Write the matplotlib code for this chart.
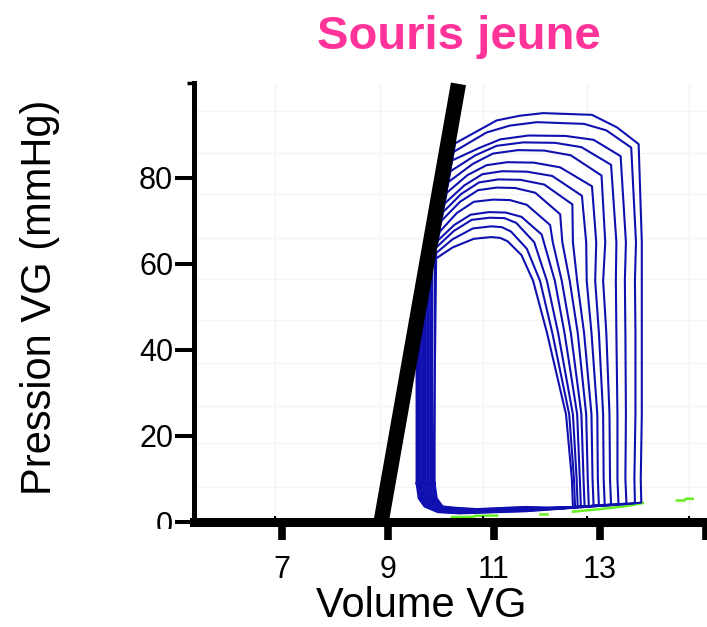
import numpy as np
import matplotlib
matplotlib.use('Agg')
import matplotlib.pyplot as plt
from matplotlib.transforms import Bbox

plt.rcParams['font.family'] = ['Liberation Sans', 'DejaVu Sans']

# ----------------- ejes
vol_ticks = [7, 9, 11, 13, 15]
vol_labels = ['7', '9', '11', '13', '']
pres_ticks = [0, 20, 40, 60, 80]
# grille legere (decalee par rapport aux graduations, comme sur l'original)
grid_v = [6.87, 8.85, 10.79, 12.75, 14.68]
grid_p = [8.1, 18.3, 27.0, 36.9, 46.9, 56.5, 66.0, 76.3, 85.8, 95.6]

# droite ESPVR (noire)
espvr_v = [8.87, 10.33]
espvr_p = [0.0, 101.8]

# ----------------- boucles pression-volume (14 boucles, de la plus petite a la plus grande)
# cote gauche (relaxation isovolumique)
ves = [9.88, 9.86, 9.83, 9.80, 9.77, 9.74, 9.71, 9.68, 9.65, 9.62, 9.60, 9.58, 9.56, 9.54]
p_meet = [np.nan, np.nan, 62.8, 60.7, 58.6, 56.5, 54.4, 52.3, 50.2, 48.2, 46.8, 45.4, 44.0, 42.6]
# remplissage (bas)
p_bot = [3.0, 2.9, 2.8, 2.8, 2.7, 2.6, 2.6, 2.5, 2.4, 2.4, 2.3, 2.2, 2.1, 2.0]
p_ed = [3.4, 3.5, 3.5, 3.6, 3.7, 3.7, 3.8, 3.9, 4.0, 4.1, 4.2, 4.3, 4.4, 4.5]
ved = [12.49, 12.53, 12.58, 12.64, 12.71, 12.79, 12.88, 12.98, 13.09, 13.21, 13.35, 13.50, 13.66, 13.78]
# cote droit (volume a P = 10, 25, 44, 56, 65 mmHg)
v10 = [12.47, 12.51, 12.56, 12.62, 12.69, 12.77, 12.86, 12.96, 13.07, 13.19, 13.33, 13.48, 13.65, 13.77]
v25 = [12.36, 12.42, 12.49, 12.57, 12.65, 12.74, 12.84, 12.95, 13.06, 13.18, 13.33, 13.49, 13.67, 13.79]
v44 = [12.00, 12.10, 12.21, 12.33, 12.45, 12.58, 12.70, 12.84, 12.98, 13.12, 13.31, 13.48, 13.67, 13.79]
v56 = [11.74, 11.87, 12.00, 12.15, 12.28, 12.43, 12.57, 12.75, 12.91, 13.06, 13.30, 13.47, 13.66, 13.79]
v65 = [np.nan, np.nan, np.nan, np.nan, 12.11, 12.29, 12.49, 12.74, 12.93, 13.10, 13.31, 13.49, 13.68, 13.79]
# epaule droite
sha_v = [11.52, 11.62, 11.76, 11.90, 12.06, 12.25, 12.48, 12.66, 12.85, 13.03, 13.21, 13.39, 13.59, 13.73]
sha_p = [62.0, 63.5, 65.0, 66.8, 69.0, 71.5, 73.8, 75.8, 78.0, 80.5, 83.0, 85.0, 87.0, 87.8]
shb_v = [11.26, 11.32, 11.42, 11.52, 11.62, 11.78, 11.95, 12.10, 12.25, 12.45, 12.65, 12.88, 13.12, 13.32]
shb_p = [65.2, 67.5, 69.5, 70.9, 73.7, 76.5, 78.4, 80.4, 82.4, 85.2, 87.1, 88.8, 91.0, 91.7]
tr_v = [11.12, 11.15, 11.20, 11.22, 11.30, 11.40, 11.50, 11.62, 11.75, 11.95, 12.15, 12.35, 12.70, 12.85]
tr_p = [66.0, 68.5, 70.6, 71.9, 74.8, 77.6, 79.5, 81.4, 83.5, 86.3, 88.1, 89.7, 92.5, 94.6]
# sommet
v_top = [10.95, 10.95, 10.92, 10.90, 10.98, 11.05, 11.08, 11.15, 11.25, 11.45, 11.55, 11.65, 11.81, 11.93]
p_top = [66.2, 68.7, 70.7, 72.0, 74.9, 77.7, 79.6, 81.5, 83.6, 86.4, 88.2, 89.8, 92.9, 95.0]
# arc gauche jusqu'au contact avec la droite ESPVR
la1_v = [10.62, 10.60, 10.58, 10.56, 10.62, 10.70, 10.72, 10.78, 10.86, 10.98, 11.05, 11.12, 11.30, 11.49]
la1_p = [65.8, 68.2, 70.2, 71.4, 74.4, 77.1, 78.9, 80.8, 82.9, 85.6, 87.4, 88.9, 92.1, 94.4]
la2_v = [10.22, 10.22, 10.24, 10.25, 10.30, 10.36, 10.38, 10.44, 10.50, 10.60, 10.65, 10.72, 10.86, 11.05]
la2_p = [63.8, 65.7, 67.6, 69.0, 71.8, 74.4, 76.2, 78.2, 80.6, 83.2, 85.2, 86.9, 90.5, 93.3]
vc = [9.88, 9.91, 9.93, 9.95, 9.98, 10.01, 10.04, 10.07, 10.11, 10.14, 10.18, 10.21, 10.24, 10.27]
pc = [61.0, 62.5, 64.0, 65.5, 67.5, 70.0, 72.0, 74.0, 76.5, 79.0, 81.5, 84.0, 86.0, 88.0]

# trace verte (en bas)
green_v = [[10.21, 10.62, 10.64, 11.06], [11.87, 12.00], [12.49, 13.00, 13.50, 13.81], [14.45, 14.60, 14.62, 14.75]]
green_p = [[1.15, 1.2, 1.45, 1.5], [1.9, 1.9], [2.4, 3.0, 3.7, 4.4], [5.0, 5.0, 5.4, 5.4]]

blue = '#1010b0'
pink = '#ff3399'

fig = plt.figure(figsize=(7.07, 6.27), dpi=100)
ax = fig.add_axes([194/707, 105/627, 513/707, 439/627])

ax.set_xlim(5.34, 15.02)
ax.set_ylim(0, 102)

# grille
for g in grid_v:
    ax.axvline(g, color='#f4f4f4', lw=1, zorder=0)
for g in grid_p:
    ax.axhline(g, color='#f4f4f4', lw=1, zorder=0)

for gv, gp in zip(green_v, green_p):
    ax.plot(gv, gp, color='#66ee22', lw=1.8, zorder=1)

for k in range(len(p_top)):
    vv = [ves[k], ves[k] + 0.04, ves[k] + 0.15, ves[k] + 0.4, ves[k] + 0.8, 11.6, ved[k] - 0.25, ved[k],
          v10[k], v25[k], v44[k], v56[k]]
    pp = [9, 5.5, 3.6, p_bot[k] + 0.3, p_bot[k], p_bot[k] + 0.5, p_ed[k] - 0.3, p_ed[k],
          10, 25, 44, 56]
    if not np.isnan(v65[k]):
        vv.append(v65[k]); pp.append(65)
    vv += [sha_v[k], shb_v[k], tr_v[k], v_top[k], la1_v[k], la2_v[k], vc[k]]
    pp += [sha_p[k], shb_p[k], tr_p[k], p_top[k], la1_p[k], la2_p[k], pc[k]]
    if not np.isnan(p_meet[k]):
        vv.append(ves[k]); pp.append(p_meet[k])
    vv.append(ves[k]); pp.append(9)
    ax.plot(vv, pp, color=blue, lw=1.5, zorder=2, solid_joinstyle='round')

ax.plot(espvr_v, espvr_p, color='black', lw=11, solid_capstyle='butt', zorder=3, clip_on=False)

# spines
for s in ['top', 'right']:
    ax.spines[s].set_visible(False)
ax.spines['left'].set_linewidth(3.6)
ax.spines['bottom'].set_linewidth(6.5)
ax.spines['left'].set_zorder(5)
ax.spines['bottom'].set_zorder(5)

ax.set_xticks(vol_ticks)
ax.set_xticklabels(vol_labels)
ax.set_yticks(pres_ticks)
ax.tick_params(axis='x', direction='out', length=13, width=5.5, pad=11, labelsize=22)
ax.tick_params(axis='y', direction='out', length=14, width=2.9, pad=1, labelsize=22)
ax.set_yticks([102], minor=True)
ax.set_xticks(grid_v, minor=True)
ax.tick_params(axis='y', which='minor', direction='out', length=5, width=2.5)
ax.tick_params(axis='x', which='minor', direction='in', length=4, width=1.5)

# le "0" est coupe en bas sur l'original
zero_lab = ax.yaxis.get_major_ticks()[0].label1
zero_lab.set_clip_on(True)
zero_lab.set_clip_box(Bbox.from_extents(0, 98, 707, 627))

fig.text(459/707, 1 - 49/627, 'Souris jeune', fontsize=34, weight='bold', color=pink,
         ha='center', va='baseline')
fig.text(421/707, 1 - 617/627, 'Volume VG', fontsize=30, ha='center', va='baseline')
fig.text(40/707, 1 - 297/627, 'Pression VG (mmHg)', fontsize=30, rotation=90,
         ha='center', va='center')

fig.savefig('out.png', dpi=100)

▶ Task directions
Repeat the listing above from its first line through the line that contains "espvr_p = [0.0, 101.8]", both included, and nothing more. Drop the pictures.

▶ Answer to the task
Write the matplotlib code for this chart.
import numpy as np
import matplotlib
matplotlib.use('Agg')
import matplotlib.pyplot as plt
from matplotlib.transforms import Bbox

plt.rcParams['font.family'] = ['Liberation Sans', 'DejaVu Sans']

# ----------------- ejes
vol_ticks = [7, 9, 11, 13, 15]
vol_labels = ['7', '9', '11', '13', '']
pres_ticks = [0, 20, 40, 60, 80]
# grille legere (decalee par rapport aux graduations, comme sur l'original)
grid_v = [6.87, 8.85, 10.79, 12.75, 14.68]
grid_p = [8.1, 18.3, 27.0, 36.9, 46.9, 56.5, 66.0, 76.3, 85.8, 95.6]

# droite ESPVR (noire)
espvr_v = [8.87, 10.33]
espvr_p = [0.0, 101.8]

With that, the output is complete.